Por su parte, resulta intolerable que el primer mandatario y la vicepresidente de la Nación afirmen, ligeramente, que los docentes “adoctrinamos”, porque aquellos que desde hace tantos años elegimos desarrollar nuestra vocación de enseñar no podemos permitir que se erosione nuestro prestigio, y mucho menos cuando ese agravio es alentado desde el nivel más alto de la estructura gubernativa. Pero al mismo tiempo también es inadmisible que algunos sectores denuesten a quienes, en el contexto de la libertad de cátedra y de expresión que las universidades alientan, entendemos que la educación pública universitaria debería ser arancelada para todos, aun cuando, en este punto, el Gobierno no pareciera avanzar en esa dirección, sino respecto de extranjeros no residentes.
En efecto, el Estado, cuya “responsabilidad indelegable” en materia de “educación pública estatal” está prevista en la ley fundamental, debe solventar la educación pública primaria y secundaria –porque es un servicio público esencial cuyo objetivo es lograr que todos los habitantes accedan gratuitamente a los conocimientos básicos que aseguren su subsistencia–, pero luego, para el acceso a conocimientos especializados, como lo son los terciarios y universitarios, cada habitante debe afrontar el costo necesario para adquirirlos.

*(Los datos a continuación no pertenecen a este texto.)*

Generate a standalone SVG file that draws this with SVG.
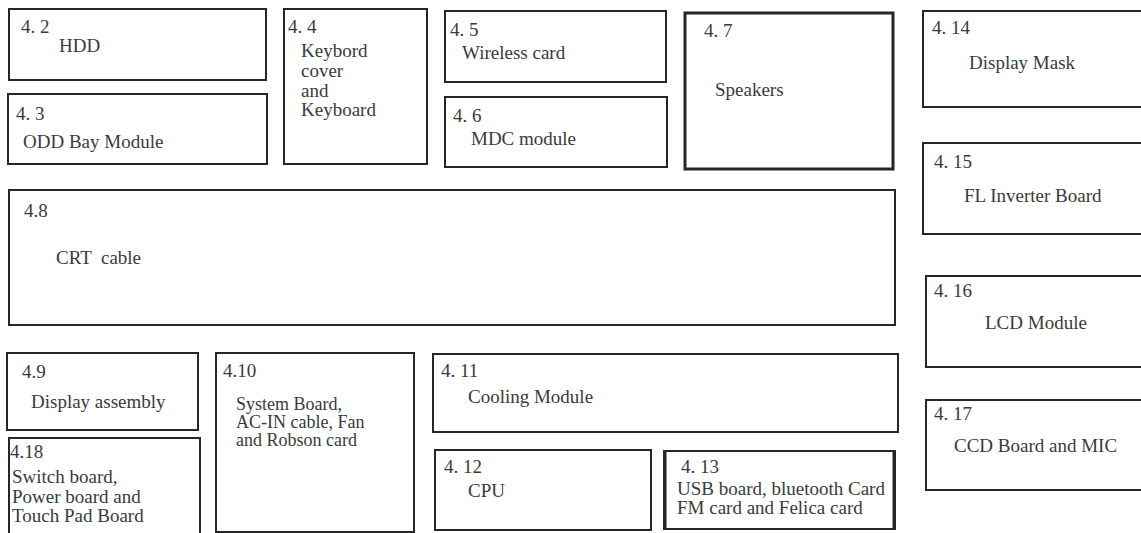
<svg xmlns="http://www.w3.org/2000/svg" width="1141" height="533" viewBox="0 0 1141 533">
<style>
.b{fill:#fff;stroke:#262626;stroke-width:2}
.k{fill:none;stroke:#262626}
text{font-family:"Liberation Serif","Times New Roman",serif;font-size:19px;fill:#3a3a3a}
.s{font-size:18px}
</style>
<rect width="1141" height="533" fill="#fff"/>
<g id="n42"><rect class="b" x="9" y="9" width="257" height="71"/><text x="21" y="33">4. 2</text><text x="59" y="52">HDD</text></g>
<g id="n43"><rect class="b" x="8" y="94" width="259" height="70"/><text x="16" y="120">4. 3</text><text x="23" y="148">ODD Bay Module</text></g>
<g id="n44"><rect class="b" x="284" y="9" width="143" height="155"/><text x="288" y="33">4. 4</text><text x="301" y="57">Keybord</text><text x="301" y="77">cover</text><text x="301" y="97">and</text><text x="301" y="116">Keyboard</text></g>
<g id="n45"><rect class="b" x="445" y="11" width="221" height="71"/><text x="450" y="36">4. 5</text><text x="462" y="59">Wireless card</text></g>
<g id="n46"><rect class="b" x="445" y="97" width="222" height="70"/><text x="453" y="122">4. 6</text><text x="471" y="145">MDC module</text></g>
<g id="n47"><rect class="b" x="685" y="13" width="208" height="156" style="stroke-width:3"/><text x="704" y="37">4. 7</text><text x="715" y="96">Speakers</text></g>
<g id="n414"><rect class="b" x="923" y="11" width="230" height="96"/><text x="932" y="34">4. 14</text><text x="969" y="69">Display Mask</text></g>
<g id="n415"><rect class="b" x="923" y="143" width="230" height="91"/><text x="934" y="168">4. 15</text><text x="964" y="202">FL Inverter Board</text></g>
<g id="n48"><rect class="b" x="9" y="190" width="886" height="135"/><text x="24" y="217">4.8</text><text x="56" y="264" xml:space="preserve">CRT  cable</text></g>
<g id="n416"><rect class="b" x="926" y="276" width="230" height="91"/><text x="934" y="297">4. 16</text><text x="985" y="329">LCD Module</text></g>
<g id="n417"><rect class="b" x="926" y="400" width="230" height="90"/><text x="934" y="420">4. 17</text><text x="954" y="452">CCD Board and MIC</text></g>
<g id="n49"><rect class="b" x="7" y="353" width="191" height="77"/><text x="22" y="378">4.9</text><text x="31" y="408">Display assembly</text></g>
<g id="n418"><rect class="b" x="9" y="438" width="191" height="110"/><text x="10" y="458">4.18</text><text x="12" y="483">Switch board,</text><text x="12" y="503">Power board and</text><text x="12" y="522">Touch Pad Board</text></g>
<g id="n410"><rect class="b" x="216" y="353" width="198" height="179"/><text x="223" y="377">4.10</text><text class="s" x="236" y="410">System Board,</text><text class="s" x="236" y="428">AC-IN cable, Fan</text><text class="s" x="236" y="446">and Robson card</text></g>
<g id="n411"><rect class="b" x="433" y="354" width="465" height="78"/><text x="441" y="377">4. 11</text><text x="468" y="403">Cooling Module</text></g>
<g id="n412"><rect class="b" x="435" y="450" width="216" height="80"/><text x="444" y="473">4. 12</text><text x="468" y="497">CPU</text></g>
<g id="n413"><rect class="b" x="664" y="451" width="231" height="78"/><line class="k" x1="665" y1="451" x2="665" y2="529" stroke-width="3"/><line class="k" x1="894" y1="451" x2="894" y2="529" stroke-width="3"/><text x="681" y="473">4. 13</text><text x="677" y="495">USB board, bluetooth Card</text><text x="677" y="514">FM card and Felica card</text></g>
<g id="connectors"></g>
</svg>
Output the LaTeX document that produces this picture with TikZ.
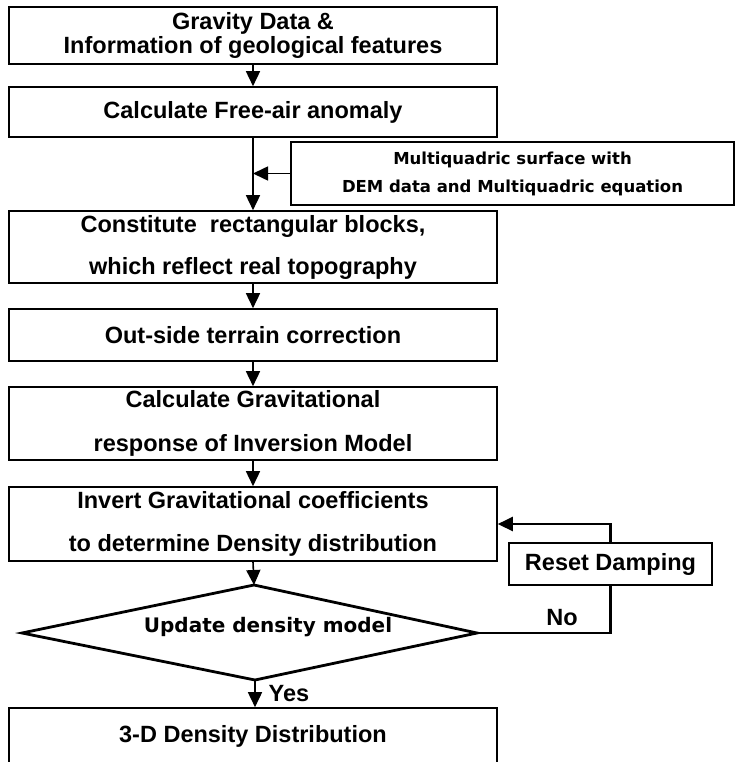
\documentclass[tikz,border=0pt]{standalone}
\usepackage{fontspec}
\setmainfont{Liberation Sans}[BoldFont={Liberation Sans Bold}]
\newfontfamily\dvfont{DejaVu Sans}
\usetikzlibrary{arrows.meta}
\begin{document}
\begin{tikzpicture}[x=1pt,y=-1pt,
  box/.style={draw, line width=1.6pt, inner sep=0pt, align=center, minimum width=488pt},
  maintext/.style={font=\bfseries\fontsize{23.5}{#1}\selectfont},
  arr/.style={-{Triangle[length=15pt,width=14pt]}, line width=1.6pt},
  thickline/.style={line width=2.6pt},
  lbl/.style={inner sep=0pt, font=\bfseries\fontsize{23.5}{24}\selectfont}
]
\useasboundingbox (0,0) rectangle (735,762);
\fill[white] (0,0) rectangle (735,762);

% main boxes
\node[box, maintext=24.5, minimum height=57pt] (b1) at (253,35.5) {Gravity Data \&\\Information of geological features};
\node[box, maintext=24, minimum height=50pt] (b2) at (253,112) {Calculate Free-air anomaly};
\node[box, maintext=42, minimum height=72pt] (b3) at (253,247) {Constitute\ \ rectangular blocks,\\which reflect real topography};
\node[box, maintext=24, minimum height=52pt] (b4) at (253,335) {Out-side terrain correction};
\node[box, maintext=44, minimum height=73pt] (b5) at (253,423.5) {Calculate Gravitational\\response of Inversion Model};
\node[box, maintext=43, minimum height=74pt] (b6) at (253,524) {Invert Gravitational coefficients\\to determine Density distribution};
\node[box, maintext=24, minimum height=56pt] (b7) at (253,736) {\raisebox{5pt}{3-D Density Distribution}};

% side box
\node[draw, line width=1.6pt, inner sep=0pt, align=center, minimum width=443pt, minimum height=63pt,
  font=\dvfont\bfseries\fontsize{16.5}{28}\selectfont] (mq) at (512.5,173.5)
  {Multiquadric surface with\\DEM data and Multiquadric equation};

% reset box
\node[draw, line width=1.8pt, inner sep=0pt, minimum width=203pt, minimum height=42pt,
  font=\bfseries\fontsize{23.5}{24}\selectfont] (rd) at (610.5,564) {Reset Damping};

% decision diamond
\coordinate (dtop) at (254,585);
\coordinate (dleft) at (22,633);
\coordinate (dright) at (477,633);
\coordinate (dbot) at (255,680);
\draw[line width=2.8pt, line join=miter] (dtop) -- (dright) -- (dbot) -- (dleft) -- cycle;
\node[inner sep=0pt, font=\dvfont\bfseries\fontsize{20}{20}\selectfont] (dtext) at (268,627) {Update density model};

% connectors
\draw[arr] (b1.south) -- (b2.north);
\draw[arr] (b2.south) -- (b3.north);
\draw[arr] (mq.west) -- (mq.west -| b2.south);
\draw[arr] (b3.south) -- (b4.north);
\draw[arr] (b4.south) -- (b5.north);
\draw[arr] (b5.south) -- (b6.north);
\draw[arr] (b6.south) -- (dtop);
\draw[arr] (dbot) -- (dbot |- b7.north);
\draw[thickline] (dright) -| (rd.south);
\draw[thickline, -{Triangle[length=15pt,width=14pt]}] (rd.north) |- (b6.east);

% labels
\node[lbl] (yes) at (289,694) {Yes};
\node[lbl] (no) at (562,618) {No};
\end{tikzpicture}
\end{document}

En todo caso, con los recursos públicos y con el producido del referido arancelamiento, las autoridades deben otorgar becas a aquellos que acrediten no tener medios suficientes para acceder a esos estudios. Pues a esto se lo denomina “equidad”, que también está consagrada, como regla y como valor, en la Constitución nacional para el ámbito de la educación pública estatal. Pues nada es más equitativo que que aquellos que pudieron abonar estudios iniciales y medios onerosos hagan lo propio en el ámbito universitario.
El debate de ideas enriquece, y eso es justamente a lo que se debe propender en las universidades, que constituyen los escenarios ideales para desarrollarlo; pero las autoridades, que tienen todo el derecho de controlar, deben hacerlo sin asfixiar ni agredir a quienes nos desempeñamos en aquellas, porque ningún objetivo se logra en el contexto del maltrato y las descalificaciones.